WHAT YOU HAVE TO DO » Retype each line exactly. Skip images.

SUPPLIED DATA »
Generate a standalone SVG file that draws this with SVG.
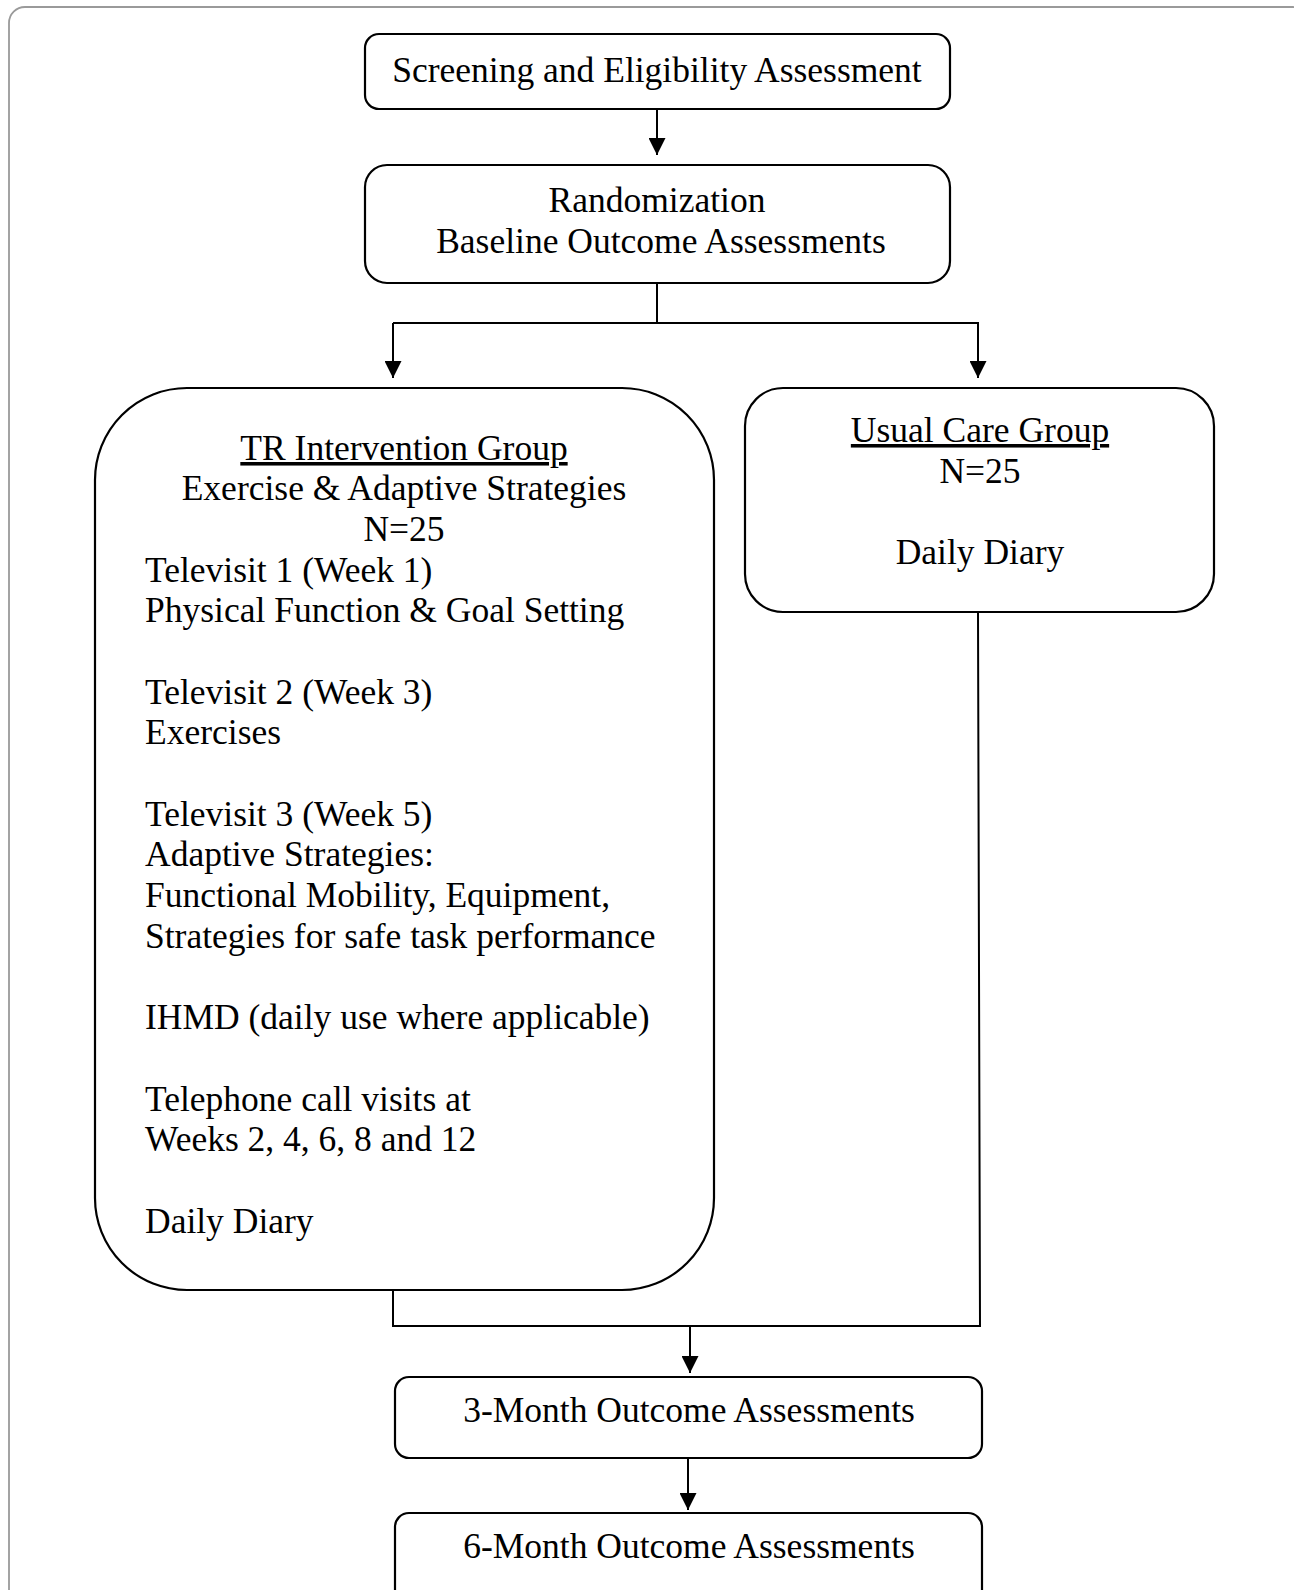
<svg xmlns="http://www.w3.org/2000/svg" width="1294" height="1590" viewBox="0 0 1294 1590">
<style>
.box{fill:#fff;stroke:#000;stroke-width:2.2}
.t{font-family:"Liberation Serif","Times New Roman",serif;font-size:35.5px;fill:#000}
.c{text-anchor:middle}
.u{text-decoration:underline}
.ln{fill:none;stroke:#000;stroke-width:2}
</style>
<defs>
<marker id="ah" markerWidth="17" markerHeight="17" viewBox="0 0 17 17" refX="17" refY="8.5" orient="auto" markerUnits="userSpaceOnUse">
<path d="M0,0 L17,8.5 L0,17 Z" fill="#000"/>
</marker>
</defs>
<rect x="0" y="0" width="1294" height="1590" fill="#fff"/>
<rect x="9" y="7" width="1300" height="1620" rx="16" fill="none" stroke="#9a9a9a" stroke-width="1.8"/>
<g id="connectors">
<line class="ln" x1="657" y1="109" x2="657" y2="155" marker-end="url(#ah)"/>
<polyline class="ln" points="657,283 657,323"/>
<polyline class="ln" points="393,323 979,323"/>
<line class="ln" x1="393" y1="323" x2="393" y2="378" marker-end="url(#ah)"/>
<line class="ln" x1="978" y1="323" x2="978" y2="378" marker-end="url(#ah)"/>
<polyline class="ln" points="393,1290 393,1326 980,1326 978,612"/>
<line class="ln" x1="690" y1="1326" x2="690" y2="1373" marker-end="url(#ah)"/>
<line class="ln" x1="688" y1="1458" x2="688" y2="1510" marker-end="url(#ah)"/>
</g>
<g id="screening">
<rect class="box" x="365" y="34" width="585" height="75" rx="14"/>
<text class="t c" x="657" y="82">Screening and Eligibility Assessment</text>
</g>
<g id="randomization">
<rect class="box" x="365" y="165" width="585" height="118" rx="22"/>
<text class="t c" x="657" y="212">Randomization</text>
<text class="t c" x="661" y="253">Baseline Outcome Assessments</text>
</g>
<g id="tr-group">
<rect class="box" x="95" y="388" width="619" height="902" rx="92"/>
<text class="t c u" x="404" y="460">TR Intervention Group</text>
<text class="t c" x="404" y="500">Exercise &amp; Adaptive Strategies</text>
<text class="t c" x="404" y="541">N=25</text>
<text class="t" x="145" y="582">Televisit 1 (Week 1)</text>
<text class="t" x="145" y="622">Physical Function &amp; Goal Setting</text>
<text class="t" x="145" y="704">Televisit 2 (Week 3)</text>
<text class="t" x="145" y="744">Exercises</text>
<text class="t" x="145" y="826">Televisit 3 (Week 5)</text>
<text class="t" x="145" y="866">Adaptive Strategies:</text>
<text class="t" x="145" y="907">Functional Mobility, Equipment,</text>
<text class="t" x="145" y="948">Strategies for safe task performance</text>
<text class="t" x="145" y="1029">IHMD (daily use where applicable)</text>
<text class="t" x="145" y="1111">Telephone call visits at</text>
<text class="t" x="145" y="1151">Weeks 2, 4, 6, 8 and 12</text>
<text class="t" x="145" y="1233">Daily Diary</text>
</g>
<g id="usual-care">
<rect class="box" x="745" y="388" width="469" height="224" rx="38"/>
<text class="t c u" x="980" y="442">Usual Care Group</text>
<text class="t c" x="980" y="483">N=25</text>
<text class="t c" x="980" y="564">Daily Diary</text>
</g>
<g id="three-month">
<rect class="box" x="395" y="1377" width="587" height="81" rx="14"/>
<text class="t c" x="689" y="1422">3-Month Outcome Assessments</text>
</g>
<g id="six-month">
<rect class="box" x="395" y="1513" width="587" height="100" rx="14"/>
<text class="t c" x="689" y="1558">6-Month Outcome Assessments</text>
</g>
</svg>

REPLY »
Generate a standalone SVG file that draws this with SVG.
<svg xmlns="http://www.w3.org/2000/svg" width="1294" height="1590" viewBox="0 0 1294 1590">
<style>
.box{fill:#fff;stroke:#000;stroke-width:2.2}
.t{font-family:"Liberation Serif","Times New Roman",serif;font-size:35.5px;fill:#000}
.c{text-anchor:middle}
.u{text-decoration:underline}
.ln{fill:none;stroke:#000;stroke-width:2}
</style>
<defs>
<marker id="ah" markerWidth="17" markerHeight="17" viewBox="0 0 17 17" refX="17" refY="8.5" orient="auto" markerUnits="userSpaceOnUse">
<path d="M0,0 L17,8.5 L0,17 Z" fill="#000"/>
</marker>
</defs>
<rect x="0" y="0" width="1294" height="1590" fill="#fff"/>
<rect x="9" y="7" width="1300" height="1620" rx="16" fill="none" stroke="#9a9a9a" stroke-width="1.8"/>
<g id="connectors">
<line class="ln" x1="657" y1="109" x2="657" y2="155" marker-end="url(#ah)"/>
<polyline class="ln" points="657,283 657,323"/>
<polyline class="ln" points="393,323 979,323"/>
<line class="ln" x1="393" y1="323" x2="393" y2="378" marker-end="url(#ah)"/>
<line class="ln" x1="978" y1="323" x2="978" y2="378" marker-end="url(#ah)"/>
<polyline class="ln" points="393,1290 393,1326 980,1326 978,612"/>
<line class="ln" x1="690" y1="1326" x2="690" y2="1373" marker-end="url(#ah)"/>
<line class="ln" x1="688" y1="1458" x2="688" y2="1510" marker-end="url(#ah)"/>
</g>
<g id="screening">
<rect class="box" x="365" y="34" width="585" height="75" rx="14"/>
<text class="t c" x="657" y="82">Screening and Eligibility Assessment</text>
</g>
<g id="randomization">
<rect class="box" x="365" y="165" width="585" height="118" rx="22"/>
<text class="t c" x="657" y="212">Randomization</text>
<text class="t c" x="661" y="253">Baseline Outcome Assessments</text>
</g>
<g id="tr-group">
<rect class="box" x="95" y="388" width="619" height="902" rx="92"/>
<text class="t c u" x="404" y="460">TR Intervention Group</text>
<text class="t c" x="404" y="500">Exercise &amp; Adaptive Strategies</text>
<text class="t c" x="404" y="541">N=25</text>
<text class="t" x="145" y="582">Televisit 1 (Week 1)</text>
<text class="t" x="145" y="622">Physical Function &amp; Goal Setting</text>
<text class="t" x="145" y="704">Televisit 2 (Week 3)</text>
<text class="t" x="145" y="744">Exercises</text>
<text class="t" x="145" y="826">Televisit 3 (Week 5)</text>
<text class="t" x="145" y="866">Adaptive Strategies:</text>
<text class="t" x="145" y="907">Functional Mobility, Equipment,</text>
<text class="t" x="145" y="948">Strategies for safe task performance</text>
<text class="t" x="145" y="1029">IHMD (daily use where applicable)</text>
<text class="t" x="145" y="1111">Telephone call visits at</text>
<text class="t" x="145" y="1151">Weeks 2, 4, 6, 8 and 12</text>
<text class="t" x="145" y="1233">Daily Diary</text>
</g>
<g id="usual-care">
<rect class="box" x="745" y="388" width="469" height="224" rx="38"/>
<text class="t c u" x="980" y="442">Usual Care Group</text>
<text class="t c" x="980" y="483">N=25</text>
<text class="t c" x="980" y="564">Daily Diary</text>
</g>
<g id="three-month">
<rect class="box" x="395" y="1377" width="587" height="81" rx="14"/>
<text class="t c" x="689" y="1422">3-Month Outcome Assessments</text>
</g>
<g id="six-month">
<rect class="box" x="395" y="1513" width="587" height="100" rx="14"/>
<text class="t c" x="689" y="1558">6-Month Outcome Assessments</text>
</g>
</svg>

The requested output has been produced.